◆ Set exercise ◆
Only the lines from the start of the data through the line with "var mainYTicks = [5, 10, 15, 20, 25, 30];" belong in the copy. Restate them word for word, minus the pictures.

◆ Provided records ◆
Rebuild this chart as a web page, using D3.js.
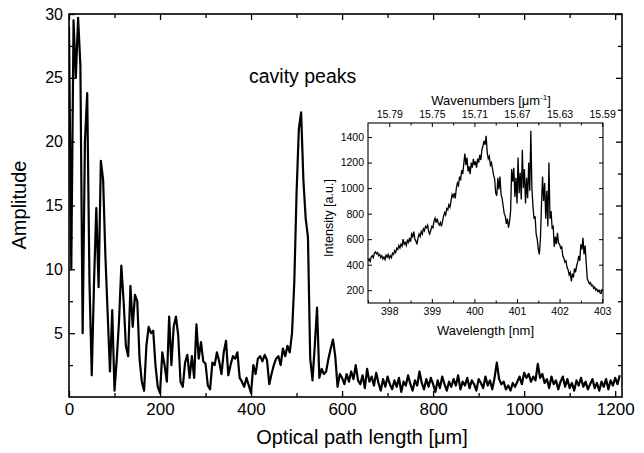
<!DOCTYPE html>
<html>
<head>
<meta charset="utf-8">
<script src="https://cdn.jsdelivr.net/npm/d3@7"></script>
<style>
  body { margin: 0; background: #fff; }
  svg { font-family: "Liberation Sans", Arial, Helvetica, sans-serif; }
  .tick line { stroke: #000; }
</style>
</head>
<body>
<svg id="chart" width="644" height="453"></svg>
<script>
'use strict';

// main trace: amplitude sampled every pathStep micrometres from 0
var pathStep = 5;
var amplitude = [
    29, 10, 29.5, 25, 29.7, 26, 5, 20, 23.8, 9,
    1.7, 9, 14.8, 8.6, 18.5, 17, 11, 6.5, 2, 6.8,
    0.5, 3, 6, 10.3, 7.5, 4, 3.2, 8.7, 5.5, 8,
    7.5, 3, 1.2, 0.5, 4, 5.5, 5, 5.2, 2.5, 0.8,
    0.3, 3.5, 2.5, 1.2, 6.3, 2.5, 5.5, 6.3, 4.8, 1.2,
    0.8, 2.7, 3.3, 1.5, 3.2, 1.5, 5.7, 3, 4.3, 2.8,
    2.6, 0.9, 0.6, 2.7, 2.5, 3.5, 2.8, 1.8, 3.5, 4.4,
    1.7, 2.5, 3.2, 3.0, 3.5, 1.5, 1.2, 0.8, 1.5, 0.9,
    0.3, 2.5, 1.8, 3.0, 3.2, 2.8, 3.3, 2.9, 1.0, 1.8,
    2.5, 3.0, 3.2, 2.5, 3.8, 3.2, 4.0, 3.5, 5, 9,
    16, 21, 22.3, 17, 14, 12.5, 3, 1.3, 4, 7,
    1.5, 2.2, 1.8, 2.0, 3.0, 3.8, 4.5, 3.2, 0.8, 1.8,
    1.5, 1.0, 1.8, 1.2, 2.0, 1.4, 2.5, 1.3, 1.0, 1.7,
    0.7, 2.2, 1.2, 1.6, 0.9, 1.9, 1.1, 0.5, 1.4, 0.8,
    1.6, 1.0, 0.6, 1.3, 0.8, 1.5, 0.4, 1.2, 0.9, 1.7,
    1.0, 0.5, 1.3, 0.9, 2.0, 1.1, 0.6, 1.4, 0.8, 1.5,
    1.0, 0.4, 1.3, 0.7, 1.6, 1.0, 0.5, 1.2, 0.8, 1.4,
    0.9, 1.7, 0.6, 1.2, 0.9, 1.5, 0.7, 1.3, 1.0, 0.5,
    1.4, 1.1, 0.7, 1.6, 0.9, 1.3, 0.6, 1.5, 2.7, 1.4,
    1.0, 1.2, 0.6, 0.9, 0.5, 1.1, 0.8, 1.2, 1.6, 1.0,
    1.9, 1.5, 1.8, 1.2, 1.6, 1.3, 2.6, 1.5, 1.8, 1.1,
    1.4, 0.7, 1.6, 1.0, 1.3, 0.6, 1.2, 1.6, 0.8, 1.4,
    0.7, 1.1, 0.5, 1.3, 0.9, 1.5, 0.8, 1.2, 0.6, 1.0,
    1.4, 0.7, 1.1, 0.5, 1.2, 0.8, 1.4, 0.6, 1.3, 0.9,
    1.5, 1.0, 1.7
];
var mainXTicks = [0, 200, 400, 600, 800, 1000, 1200];
var mainYTicks = [5, 10, 15, 20, 25, 30];

// inset spectrum: intensity every specStep nm from specStart
var specStart = 397.5;
var specStep = 0.025;
var intensity = [
    430, 445, 425, 460, 470, 455, 490, 500, 485, 495,
    470, 480, 455, 470, 445, 460, 440, 475, 460, 480,
    450, 470, 455, 490, 480, 510, 495, 530, 520, 550,
    530, 560, 545, 600, 560, 575, 550, 590, 575, 610,
    580, 640, 620, 660, 600, 585, 560, 610, 640, 620,
    660, 640, 680, 665, 700, 690, 710, 660, 640, 670,
    700, 690, 740, 765, 730, 760, 725, 710, 730, 700,
    740, 780, 810, 790, 840, 830, 870, 850, 900, 950,
    930, 960, 920, 1000, 1040, 1020, 1090, 1060, 1140, 1110,
    1190, 1270, 1180, 1240, 1130, 1170, 1110, 1200, 1160, 1230,
    1180, 1210, 1160, 1230, 1200, 1260, 1220, 1300, 1330, 1370,
    1340, 1410, 1280, 1230, 1250, 1180, 1200, 1150, 1100, 1070,
    960, 940, 1080, 990, 1090, 950, 920, 860, 800, 780,
    720, 760, 690, 740, 820, 1150, 1050, 1160, 930, 1080,
    880, 1240, 960, 1120, 910, 1300, 1000, 1150, 880, 1080,
    920, 1200, 980, 1450, 1000, 860, 760, 780, 640, 600,
    520, 480, 600, 870, 1090, 900, 1040, 760, 980, 700,
    1200, 760, 820, 690, 700, 540, 620, 560, 650, 570,
    560, 530, 540, 470, 450, 420, 430, 380, 360, 320,
    340, 270, 330, 300, 370, 340, 390, 420, 470, 430,
    560, 520, 610, 480, 550, 420, 290, 270, 250, 260,
    235, 240, 215, 225, 200, 210, 190, 200, 180, 175,
    210
];
var wavelengthTicks = [398, 399, 400, 401, 402, 403];
var wavenumberTicks = [15.79, 15.75, 15.71, 15.67, 15.63, 15.59];
var intensityTicks = [200, 400, 600, 800, 1000, 1200, 1400];

var svg = d3.select('#chart');

function midpoints(ticks) {
    var out = [];
    for (var i = 0; i < ticks.length - 1; i++) {
        out.push((ticks[i] + ticks[i + 1]) / 2);
    }
    return out;
}

function drawAxis(g, axis, ticks, size, labels, fmt) {
    var a = axis.tickValues(ticks).tickSize(-size).tickPadding(4);
    a.tickFormat(labels ? fmt : function() { return ''; });
    g.call(a);
    g.select('.domain').remove();
    return g;
}

// ---- main plot ----
var m = {left: 69, right: 622, top: 14, bottom: 397};
var x = d3.scaleLinear().domain([0, 1215]).range([m.left, m.right]);
var y = d3.scaleLinear().domain([0, 30]).range([m.bottom, m.top]);

svg.append('clipPath').attr('id', 'clipMain')
    .append('rect')
    .attr('x', m.left).attr('y', m.top)
    .attr('width', m.right - m.left).attr('height', m.bottom - m.top);

var line = d3.line()
    .x(function(d, i) { return x(i * pathStep); })
    .y(function(d) { return y(d); });

svg.append('path')
    .datum(amplitude)
    .attr('clip-path', 'url(#clipMain)')
    .attr('fill', 'none')
    .attr('stroke', '#000')
    .attr('stroke-width', 2.2)
    .attr('stroke-linejoin', 'round')
    .attr('d', line);

var fmtInt = d3.format('d');
var gx = svg.append('g').attr('transform', 'translate(0,' + m.bottom + ')');
drawAxis(gx, d3.axisBottom(x), mainXTicks, 6, true, fmtInt)
    .selectAll('text').attr('font-size', 17).attr('dy', '0.85em');
drawAxis(svg.append('g').attr('transform', 'translate(0,' + m.bottom + ')'),
    d3.axisBottom(x), midpoints(mainXTicks), 4, false);
drawAxis(svg.append('g').attr('transform', 'translate(0,' + m.top + ')'),
    d3.axisTop(x), mainXTicks, 6, false);
drawAxis(svg.append('g').attr('transform', 'translate(0,' + m.top + ')'),
    d3.axisTop(x), midpoints(mainXTicks), 4, false);

var gy = svg.append('g').attr('transform', 'translate(' + m.left + ',0)');
drawAxis(gy, d3.axisLeft(y), mainYTicks, 6, true, fmtInt)
    .selectAll('text').attr('font-size', 16).attr('dx', '-2');
drawAxis(svg.append('g').attr('transform', 'translate(' + m.left + ',0)'),
    d3.axisLeft(y), [2.5].concat(midpoints(mainYTicks)), 4, false);
drawAxis(svg.append('g').attr('transform', 'translate(' + m.right + ',0)'),
    d3.axisRight(y), mainYTicks, 6, false);
drawAxis(svg.append('g').attr('transform', 'translate(' + m.right + ',0)'),
    d3.axisRight(y), [2.5].concat(midpoints(mainYTicks)), 4, false);

svg.selectAll('.tick line').attr('stroke-width', 1.3);

svg.append('rect')
    .attr('x', m.left).attr('y', m.top)
    .attr('width', m.right - m.left).attr('height', m.bottom - m.top)
    .attr('fill', 'none').attr('stroke', '#000').attr('stroke-width', 1.6);

svg.append('text')
    .attr('x', 362).attr('y', 444)
    .attr('text-anchor', 'middle').attr('font-size', 20)
    .text('Optical path length [\u03bcm]');

svg.append('text')
    .attr('transform', 'translate(26,205) rotate(-90)')
    .attr('text-anchor', 'middle').attr('font-size', 20)
    .text('Amplitude');

svg.append('text')
    .attr('x', 249).attr('y', 83).attr('font-size', 19.5)
    .text('cavity peaks');

// ---- inset spectrum ----
var n = {left: 368, right: 603, top: 123, bottom: 303};
var xi = d3.scaleLinear().domain([397.5, 403.02]).range([n.left, n.right]);
var yi = d3.scaleLinear().domain([100, 1510]).range([n.bottom, n.top]);
var xw = d3.scaleLinear()
    .domain([wavenumberTicks[0], wavenumberTicks[wavenumberTicks.length - 1]])
    .range([xi(wavelengthTicks[0]), xi(wavelengthTicks[wavelengthTicks.length - 1])]);

svg.append('rect')
    .attr('x', n.left).attr('y', n.top)
    .attr('width', n.right - n.left).attr('height', n.bottom - n.top)
    .attr('fill', '#fff');

svg.append('clipPath').attr('id', 'clipInset')
    .append('rect')
    .attr('x', n.left).attr('y', n.top)
    .attr('width', n.right - n.left).attr('height', n.bottom - n.top);

var specLine = d3.line()
    .x(function(d, i) { return xi(specStart + i * specStep); })
    .y(function(d) { return yi(d); });

svg.append('path')
    .datum(intensity)
    .attr('clip-path', 'url(#clipInset)')
    .attr('fill', 'none')
    .attr('stroke', '#000')
    .attr('stroke-width', 1.3)
    .attr('d', specLine);

var inset = svg.append('g').attr('class', 'inset');
var fmt2 = d3.format('.2f');

var bi = inset.append('g').attr('transform', 'translate(0,' + n.bottom + ')');
drawAxis(bi, d3.axisBottom(xi), wavelengthTicks, 4, true, fmtInt)
    .selectAll('text').attr('font-size', 10.5).attr('dy', '0.8em');
drawAxis(inset.append('g').attr('transform', 'translate(0,' + n.bottom + ')'),
    d3.axisBottom(xi), [397.5].concat(midpoints(wavelengthTicks)), 2.5, false);

var ti = inset.append('g').attr('transform', 'translate(0,' + n.top + ')');
drawAxis(ti, d3.axisTop(xw), wavenumberTicks, 4, true, fmt2)
    .selectAll('text').attr('font-size', 10.5).attr('dy', '-0.1em');
drawAxis(inset.append('g').attr('transform', 'translate(0,' + n.top + ')'),
    d3.axisTop(xw), midpoints(wavenumberTicks), 2.5, false);

var li = inset.append('g').attr('transform', 'translate(' + n.left + ',0)');
drawAxis(li, d3.axisLeft(yi), intensityTicks, 4, true, fmtInt)
    .selectAll('text').attr('font-size', 10.5);
drawAxis(inset.append('g').attr('transform', 'translate(' + n.right + ',0)'),
    d3.axisRight(yi), intensityTicks, 4, false);

inset.selectAll('.tick line').attr('stroke-width', 1);

inset.append('rect')
    .attr('x', n.left).attr('y', n.top)
    .attr('width', n.right - n.left).attr('height', n.bottom - n.top)
    .attr('fill', 'none').attr('stroke', '#000').attr('stroke-width', 1.1);

inset.append('text')
    .attr('x', (n.left + n.right) / 2).attr('y', 335)
    .attr('text-anchor', 'middle').attr('font-size', 13)
    .text('Wavelength [nm]');

var wt = inset.append('text')
    .attr('x', 491).attr('y', 105)
    .attr('text-anchor', 'middle').attr('font-size', 13);
wt.append('tspan').text('Wavenumbers [\u03bcm');
wt.append('tspan').attr('font-size', 8).attr('dy', -5).text('-1');
wt.append('tspan').attr('dy', 5).text(']');

inset.append('text')
    .attr('transform', 'translate(333,218) rotate(-90)')
    .attr('text-anchor', 'middle').attr('font-size', 12.5)
    .text('Intensity [a.u.]');
</script>
</body>
</html>
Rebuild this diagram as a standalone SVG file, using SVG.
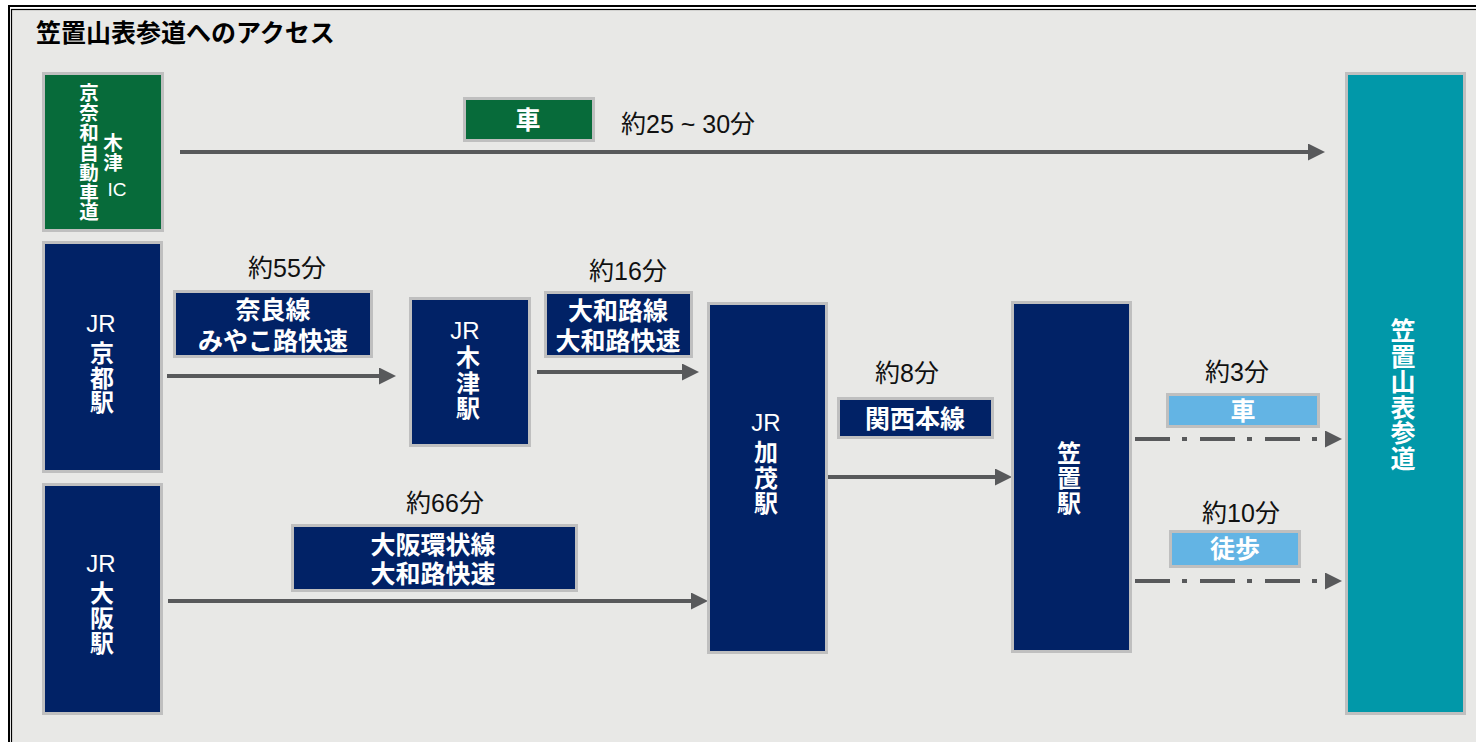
<svg xmlns="http://www.w3.org/2000/svg" width="1476" height="742" viewBox="0 0 1476 742">
  <style>
    .box{stroke:#bfbfbf;stroke-width:3}
    .navy{fill:#012266}
    .green{fill:#076b3a}
    .teal{fill:#0198a9}
    .sky{fill:#63b4e4}
    text{font-family:"Liberation Sans","Noto Sans CJK JP",sans-serif;dominant-baseline:central;text-anchor:middle}
    .w{fill:#ffffff}
    .b{font-weight:bold}
    .jr{font-size:24px;fill:#ffffff}
    .st{font-size:24px;font-weight:bold;fill:#ffffff}
    .lbl{font-size:25px;font-weight:bold;fill:#ffffff}
    .time{font-size:25px;fill:#111111}
    .line{stroke:#58595b;stroke-width:4;fill:none}
    .dd{stroke-dasharray:35 12 5 13}
  </style>
  <defs>
    <marker id="ah" markerUnits="userSpaceOnUse" markerWidth="17" markerHeight="17" refX="0" refY="8.5" orient="auto">
      <path d="M0,0 L17,8.5 L0,17 z" fill="#58595b"/>
    </marker>
  </defs>

  <rect x="0" y="0" width="1476" height="742" fill="#ffffff"/>
  <rect x="9" y="6" width="1480" height="750" fill="#ffffff" stroke="#000000" stroke-width="2"/>
  <rect x="11.5" y="9.5" width="1480" height="750" fill="#e8e8e6" stroke="#000000" stroke-width="1.2"/>

  <text x="36" y="33" style="text-anchor:start;font-size:25px;font-weight:bold;fill:#000000">笠置山表参道へのアクセス</text>

  <g id="connectors">
    <line class="line" x1="180" y1="152" x2="1308" y2="152" marker-end="url(#ah)"/>
    <line class="line" x1="167" y1="376" x2="379" y2="376" marker-end="url(#ah)"/>
    <line class="line" x1="537" y1="372" x2="682" y2="372" marker-end="url(#ah)"/>
    <line class="line" x1="168" y1="601" x2="691" y2="601" marker-end="url(#ah)"/>
    <line class="line" x1="827" y1="477" x2="995" y2="477" marker-end="url(#ah)"/>
    <line class="line dd" x1="1135" y1="439" x2="1325" y2="439" marker-end="url(#ah)"/>
    <line class="line dd" x1="1135" y1="581" x2="1325" y2="581" marker-end="url(#ah)"/>
  </g>

  <g id="node-ic">
    <rect class="box green" x="43.5" y="73.5" width="119" height="157"/>
    <text class="w b" style="font-size:19.5px" x="89" y="93"><tspan x="89" dy="0">京</tspan><tspan x="89" dy="19.9">奈</tspan><tspan x="89" dy="19.9">和</tspan><tspan x="89" dy="19.9">自</tspan><tspan x="89" dy="19.9">動</tspan><tspan x="89" dy="19.9">車</tspan><tspan x="89" dy="19.9">道</tspan></text>
    <text class="w b" style="font-size:19.5px" x="113" y="143"><tspan x="113" dy="0">木</tspan><tspan x="113" dy="19.5">津</tspan></text>
    <text class="w" style="font-size:19px" x="117" y="189">IC</text>
  </g>

  <g id="node-sando">
    <rect class="box teal" x="1346.5" y="73.5" width="118" height="640"/>
    <text class="st" style="font-size:25px" x="1403" y="331"><tspan x="1403" dy="0">笠</tspan><tspan x="1403" dy="25.5">置</tspan><tspan x="1403" dy="25.5">山</tspan><tspan x="1403" dy="25.5">表</tspan><tspan x="1403" dy="25.5">参</tspan><tspan x="1403" dy="25.5">道</tspan></text>
  </g>

  <g id="node-kyoto">
    <rect class="box navy" x="43.5" y="242.5" width="118" height="229"/>
    <text class="jr" x="101" y="323">JR</text>
    <text class="st" x="102" y="353"><tspan x="102" dy="0">京</tspan><tspan x="102" dy="24.5">都</tspan><tspan x="102" dy="24.5">駅</tspan></text>
  </g>

  <g id="node-osaka">
    <rect class="box navy" x="43.5" y="484.5" width="118" height="229"/>
    <text class="jr" x="101" y="563">JR</text>
    <text class="st" x="102" y="593"><tspan x="102" dy="0">大</tspan><tspan x="102" dy="25">阪</tspan><tspan x="102" dy="25">駅</tspan></text>
  </g>

  <g id="node-kizu">
    <rect class="box navy" x="410.5" y="298.5" width="119" height="147"/>
    <text class="jr" x="465" y="330">JR</text>
    <text class="st" x="468" y="357"><tspan x="468" dy="0">木</tspan><tspan x="468" dy="25.5">津</tspan><tspan x="468" dy="25.5">駅</tspan></text>
  </g>

  <g id="node-kamo">
    <rect class="box navy" x="708.5" y="303.5" width="118" height="349"/>
    <text class="jr" x="766" y="422">JR</text>
    <text class="st" x="766" y="452"><tspan x="766" dy="0">加</tspan><tspan x="766" dy="25.5">茂</tspan><tspan x="766" dy="25.5">駅</tspan></text>
  </g>

  <g id="node-kasagi">
    <rect class="box navy" x="1012.5" y="302.5" width="118" height="349"/>
    <text class="st" x="1069" y="453"><tspan x="1069" dy="0">笠</tspan><tspan x="1069" dy="25">置</tspan><tspan x="1069" dy="25">駅</tspan></text>
  </g>

  <g id="label-car-ic">
    <rect class="box green" x="464.5" y="98.5" width="129" height="42"/>
    <text class="lbl" x="528" y="120">車</text>
    <text class="time" x="621" y="124" style="text-anchor:start">約25 ~ 30分</text>
  </g>

  <g id="label-nara">
    <text class="time" x="287" y="268">約55分</text>
    <rect class="box navy" x="174.5" y="291.5" width="197" height="65"/>
    <text class="lbl" x="273" y="310">奈良線</text>
    <text class="lbl" x="273" y="341">みやこ路快速</text>
  </g>

  <g id="label-yamatoji">
    <text class="time" x="628" y="271">約16分</text>
    <rect class="box navy" x="545.5" y="292.5" width="146" height="64"/>
    <text class="lbl" x="618" y="311">大和路線</text>
    <text class="lbl" x="618" y="341">大和路快速</text>
  </g>

  <g id="label-loop">
    <text class="time" x="445" y="503">約66分</text>
    <rect class="box navy" x="292.5" y="525.5" width="284" height="65"/>
    <text class="lbl" x="433" y="545">大阪環状線</text>
    <text class="lbl" x="433" y="574">大和路快速</text>
  </g>

  <g id="label-kansai">
    <text class="time" x="907" y="373">約8分</text>
    <rect class="box navy" x="838.5" y="398.5" width="154" height="39"/>
    <text class="lbl" x="915" y="419">関西本線</text>
  </g>

  <g id="label-car">
    <text class="time" x="1237" y="372">約3分</text>
    <rect class="box sky" x="1167.5" y="394.5" width="151" height="32"/>
    <text class="lbl" x="1243" y="411">車</text>
  </g>

  <g id="label-walk">
    <text class="time" x="1241" y="513">約10分</text>
    <rect class="box sky" x="1170.5" y="531.5" width="129" height="35"/>
    <text class="lbl" x="1235" y="549">徒歩</text>
  </g>
</svg>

◆ Exercise answer ◆
Rebuild this chart as a web page, using D3.js.
<!DOCTYPE html>
<html>
<head>
<meta charset="utf-8">
<script src="https://cdn.jsdelivr.net/npm/d3@7"></script>
<style>
  body { margin: 0; background: #fff; }
  svg { font-family: "Liberation Sans", Arial, Helvetica, sans-serif; }
  .tick line { stroke: #000; }
</style>
</head>
<body>
<svg id="chart" width="644" height="453"></svg>
<script>
'use strict';

// main trace: amplitude sampled every pathStep micrometres from 0
var pathStep = 5;
var amplitude = [
    29, 10, 29.5, 25, 29.7, 26, 5, 20, 23.8, 9,
    1.7, 9, 14.8, 8.6, 18.5, 17, 11, 6.5, 2, 6.8,
    0.5, 3, 6, 10.3, 7.5, 4, 3.2, 8.7, 5.5, 8,
    7.5, 3, 1.2, 0.5, 4, 5.5, 5, 5.2, 2.5, 0.8,
    0.3, 3.5, 2.5, 1.2, 6.3, 2.5, 5.5, 6.3, 4.8, 1.2,
    0.8, 2.7, 3.3, 1.5, 3.2, 1.5, 5.7, 3, 4.3, 2.8,
    2.6, 0.9, 0.6, 2.7, 2.5, 3.5, 2.8, 1.8, 3.5, 4.4,
    1.7, 2.5, 3.2, 3.0, 3.5, 1.5, 1.2, 0.8, 1.5, 0.9,
    0.3, 2.5, 1.8, 3.0, 3.2, 2.8, 3.3, 2.9, 1.0, 1.8,
    2.5, 3.0, 3.2, 2.5, 3.8, 3.2, 4.0, 3.5, 5, 9,
    16, 21, 22.3, 17, 14, 12.5, 3, 1.3, 4, 7,
    1.5, 2.2, 1.8, 2.0, 3.0, 3.8, 4.5, 3.2, 0.8, 1.8,
    1.5, 1.0, 1.8, 1.2, 2.0, 1.4, 2.5, 1.3, 1.0, 1.7,
    0.7, 2.2, 1.2, 1.6, 0.9, 1.9, 1.1, 0.5, 1.4, 0.8,
    1.6, 1.0, 0.6, 1.3, 0.8, 1.5, 0.4, 1.2, 0.9, 1.7,
    1.0, 0.5, 1.3, 0.9, 2.0, 1.1, 0.6, 1.4, 0.8, 1.5,
    1.0, 0.4, 1.3, 0.7, 1.6, 1.0, 0.5, 1.2, 0.8, 1.4,
    0.9, 1.7, 0.6, 1.2, 0.9, 1.5, 0.7, 1.3, 1.0, 0.5,
    1.4, 1.1, 0.7, 1.6, 0.9, 1.3, 0.6, 1.5, 2.7, 1.4,
    1.0, 1.2, 0.6, 0.9, 0.5, 1.1, 0.8, 1.2, 1.6, 1.0,
    1.9, 1.5, 1.8, 1.2, 1.6, 1.3, 2.6, 1.5, 1.8, 1.1,
    1.4, 0.7, 1.6, 1.0, 1.3, 0.6, 1.2, 1.6, 0.8, 1.4,
    0.7, 1.1, 0.5, 1.3, 0.9, 1.5, 0.8, 1.2, 0.6, 1.0,
    1.4, 0.7, 1.1, 0.5, 1.2, 0.8, 1.4, 0.6, 1.3, 0.9,
    1.5, 1.0, 1.7
];
var mainXTicks = [0, 200, 400, 600, 800, 1000, 1200];
var mainYTicks = [5, 10, 15, 20, 25, 30];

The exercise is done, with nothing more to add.